Luego del 2D se esfumó el Chávez estadista, ese que alguna vez se mostró como un líder con garra continental al que este modesto país llamado Venezuela le quedaba pequeño. Aquella aplastante derrota y su evidente fracaso para actuar como mediador imparcial y objetivo entre los sediciosos de las FARC y el Gobierno de ese país, y como figura seriamente comprometida con la paz, la institucionalidad y el Estado de Derecho colombiano, han mostrado el rostro más descompuesto del caudillo venezolano: su militarismo decimonónico y su propensión guerrerita.

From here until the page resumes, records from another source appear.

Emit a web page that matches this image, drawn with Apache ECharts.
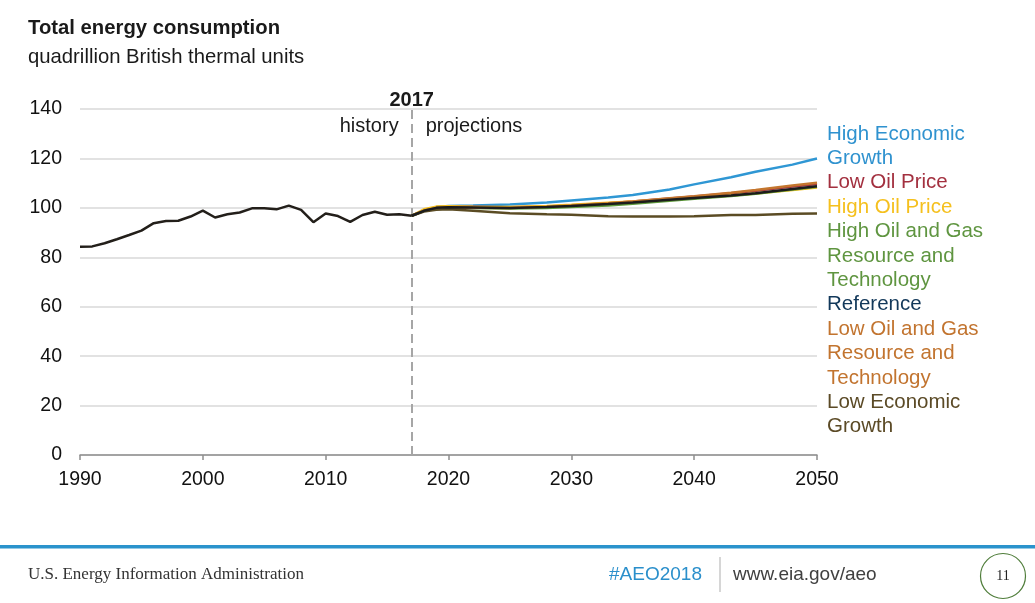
<!DOCTYPE html>
<html>
<head>
<meta charset="utf-8">
<script src="https://cdn.jsdelivr.net/npm/echarts@6/dist/echarts.min.js"></script>
<style>
html,body{margin:0;padding:0;background:#fff;}
#chart{width:1035px;height:603px;}
</style>
</head>
<body>
<div id="chart"></div>
<script>
// ---- data ----
const histYears = [1990,1991,1992,1993,1994,1995,1996,1997,1998,1999,2000,2001,2002,2003,2004,2005,2006,2007,2008,2009,2010,2011,2012,2013,2014,2015,2016,2017];
const histValues = [84.3,84.4,85.7,87.3,89.0,90.8,93.8,94.7,94.8,96.5,98.9,96.1,97.4,98.1,99.8,99.8,99.4,100.9,99.2,94.2,97.7,96.7,94.3,97.1,98.4,97.2,97.4,96.8];

const projYears = [2017,2018,2019,2020,2022,2025,2028,2030,2033,2035,2038,2040,2043,2045,2048,2050];
const highEconomic = [96.8,98.8,100.3,100.8,101.0,101.4,102.2,103.0,104.2,105.2,107.4,109.5,112.4,114.6,117.5,120.0];
const lowOilPrice  = [96.8,99.0,100.2,100.5,100.4,100.2,100.6,101.1,101.9,102.6,103.8,104.6,105.9,106.9,108.6,109.7];
const highOilPrice = [96.8,99.4,100.5,100.6,100.4,100.3,100.8,101.3,102.1,102.6,103.5,104.1,105.0,105.8,107.2,108.2];
const highOilGas   = [96.8,98.8,99.9,100.1,99.9,99.7,99.9,100.3,101.0,101.7,102.9,103.7,104.8,105.7,107.4,108.5];
const lowOilGas    = [96.8,98.9,100.0,100.2,100.0,99.9,100.4,101.0,101.9,102.6,103.9,104.7,106.1,107.2,109.0,110.2];
const lowEconomic  = [96.8,98.5,99.2,99.4,98.8,97.8,97.4,97.2,96.6,96.5,96.5,96.6,97.1,97.1,97.6,97.7];
const reference    = [96.8,98.8,100.0,100.2,100.1,99.9,100.3,100.8,101.6,102.2,103.3,104.0,105.0,105.9,107.6,108.7];

const xTicks = [1990,2000,2010,2020,2030,2040,2050];
const yTicks = [0,20,40,60,80,100,120,140];
const dividerYear = 2017;

const seriesNames = ['High Economic Growth','Low Oil Price','High Oil Price','High Oil and Gas Resource and Technology','Low Oil and Gas Resource and Technology','Low Economic Growth','Reference'];
const seriesValues = [highEconomic,lowOilPrice,highOilPrice,highOilGas,lowOilGas,lowEconomic,reference];
const lineColors = ['#2f97d4','#a3303f','#f7c11f','#5f9b3c','#c4762e','#5b4c24','#1c1c1c'];

const legendLines = [
  ['High Economic','#2f92cf'],['Growth','#2f92cf'],
  ['Low Oil Price','#a3303f'],
  ['High Oil Price','#f5c01e'],
  ['High Oil and Gas','#5f9540'],['Resource and','#5f9540'],['Technology','#5f9540'],
  ['Reference','#12385a'],
  ['Low Oil and Gas','#c2742f'],['Resource and','#c2742f'],['Technology','#c2742f'],
  ['Low Economic','#5b4a26'],['Growth','#5b4a26']
];

const FONT = 'Liberation Sans, Arial, sans-serif';

const chart = echarts.init(document.getElementById('chart'), null, {renderer:'canvas'});

const series = seriesNames.map((n,i)=>({
  name:n, type:'line', symbol:'none', smooth:false,
  data: projYears.map((y,j)=>[y, seriesValues[i][j]]),
  lineStyle:{color:lineColors[i], width:2.5},
  itemStyle:{color:lineColors[i]},
  z: 2 + i
}));
series.push({
  name:'History', type:'line', symbol:'none',
  data: histYears.map((y,j)=>[y, histValues[j]]),
  lineStyle:{color:'#231f1a', width:2.5},
  itemStyle:{color:'#231f1a'},
  z: 20,
  markLine:{
    silent:true, symbol:'none',
    lineStyle:{color:'#a6a6a6', width:2, type:[9,5]},
    label:{show:false},
    data:[{xAxis:dividerYear}]
  }
});

const option = {
  animation:false,
  backgroundColor:'#fff',
  grid:{left:80, right:218, top:109, bottom:148},
  xAxis:{
    type:'value', min:xTicks[0], max:xTicks[xTicks.length-1], interval:10,
    axisLine:{show:true, lineStyle:{color:'#8f8f8f', width:1.5}},
    axisTick:{show:true, length:5, lineStyle:{color:'#8f8f8f', width:1.5}},
    splitLine:{show:false},
    axisLabel:{color:'#111', fontSize:19.5, fontFamily:FONT, margin:15, formatter:v=>String(v)}
  },
  yAxis:{
    type:'value', min:yTicks[0], max:yTicks[yTicks.length-1], interval:20,
    axisLine:{show:false}, axisTick:{show:false},
    splitLine:{lineStyle:{color:'#d9d9d9', width:1.5}},
    axisLabel:{color:'#111', fontSize:19.5, fontFamily:FONT, margin:18}
  },
  series: series
};
chart.setOption(option);

// Annotations positioned through the axes
const divTop = chart.convertToPixel({gridIndex:0},[dividerYear, yTicks[yTicks.length-1]]);
const graphics = [
  {type:'text', x:28, y:28, style:{text:'Total energy consumption', font:'bold 20.3px '+FONT, fill:'#1a1a1a', verticalAlign:'middle'}},
  {type:'text', x:28, y:57, style:{text:'quadrillion British thermal units', font:'20.3px '+FONT, fill:'#1a1a1a', verticalAlign:'middle'}},
  {type:'text', x:divTop[0], y:divTop[1]-9, style:{text:String(dividerYear), font:'bold 20px '+FONT, fill:'#1a1a1a', align:'center', verticalAlign:'middle'}},
  {type:'text', x:divTop[0]-13, y:divTop[1]+17, style:{text:'history', font:'20px '+FONT, fill:'#1a1a1a', align:'right', verticalAlign:'middle'}},
  {type:'text', x:divTop[0]+14, y:divTop[1]+17, style:{text:'projections', font:'20px '+FONT, fill:'#1a1a1a', align:'left', verticalAlign:'middle'}}
];
legendLines.forEach((l,i)=>{
  graphics.push({type:'text', x:827, y:134 + i*24.4, style:{text:l[0], font:'20.5px '+FONT, fill:l[1], align:'left', verticalAlign:'middle'}});
});
// footer
graphics.push(
  {type:'rect', shape:{x:0, y:545, width:1035, height:3.5}, style:{fill:'#2a93cc'}},
  {type:'text', x:28, y:575, style:{text:'U.S. Energy Information Administration', font:'17px Liberation Serif, Times New Roman, serif', fill:'#333', align:'left', verticalAlign:'middle'}},
  {type:'text', x:609, y:575, style:{text:'#AEO2018', font:'19px '+FONT, fill:'#2a8fcb', align:'left', verticalAlign:'middle'}},
  {type:'line', shape:{x1:720, y1:557, x2:720, y2:592}, style:{stroke:'#c8c8c8', lineWidth:1.5}},
  {type:'text', x:733, y:575, style:{text:'www.eia.gov/aeo', font:'19px '+FONT, fill:'#404040', align:'left', verticalAlign:'middle'}},
  {type:'circle', shape:{cx:1003, cy:576, r:22.5}, style:{fill:'none', stroke:'#4f7d3a', lineWidth:1.2}},
  {type:'text', x:1003, y:576, style:{text:'11', font:'14px Liberation Serif, Times New Roman, serif', fill:'#222', align:'center', verticalAlign:'middle'}}
);
chart.setOption({graphic:graphics});
</script>
</body>
</html>
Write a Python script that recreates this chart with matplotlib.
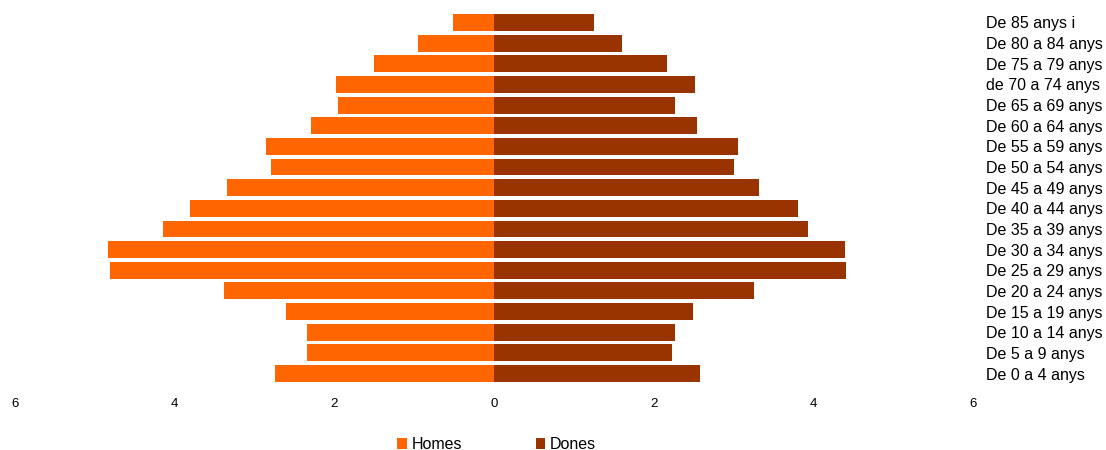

No encara las relaciones con la vecina nación desde la perspectiva de dos países que se necesitan y complementan mutuamente en el plano económico, comercial y cultural, y que, por ello, están obligadas a integrarse, sino que asume una visión belicista que exacerba los antagonismos y rivalidades con el ánimo de provocar la violencia. Tan bizarra es su posición, que prefiere estrechar relaciones con Irán y firmar acuerdos de cooperación e integración con ella, colocada a miles de kilómetros de nosotros, antes que con Colombia, con quien compartimos una amplia frontera.
El respaldo a las FARC y la animosidad contra el gobierno de Uribe por parte de Hugo Chávez, carecen de toda justificación ética y moral. Los demócratas venezolanos estamos obligados a tratar de impedir que el espíritu violento que anima al gobernante venezolano, cristalice en una confrontación armada. Con el “congelamiento” de las relaciones ordenado por Chávez y las medidas represivas aplicadas en Apure, Táchira y Zulia en materia alimenticia, quienes están siendo más castigados son los pobres de esos estados fronterizos. Esos ciudadanos no son hostigados solamente por la guerrilla y el narcotráfico, sino que ahora también pasaron a ser rehenes de Chávez.
El comandante parece un personaje salido de un cuento siniestro. Después de los éxitos de Contadora, de los tratados de Esquipulas, de la legalización del M-19, de la desaparición de los Tupamaros uruguayos y de los Montoneros argentinos, de la eliminación de Sendero Luminoso y de la extinción del grupo Tupac Amarú en Perú, parecía que los líderes y grupos guerreristas habían desaparecido de la faz de América Latina, y que la lucha armada solo era un problema en el Medio Oriente y en algunas zonas de África. Lamentablemente no es así. En Venezuela apareció un hombre embriago por el poder y con una chequera inagotable que ve el horizonte solo con los anteojos de la guerra. Nadie debe prestarle atención a su desmesura. Uribe hace lo correcto: por respeto al pueblo venezolano no responde a sus agresiones.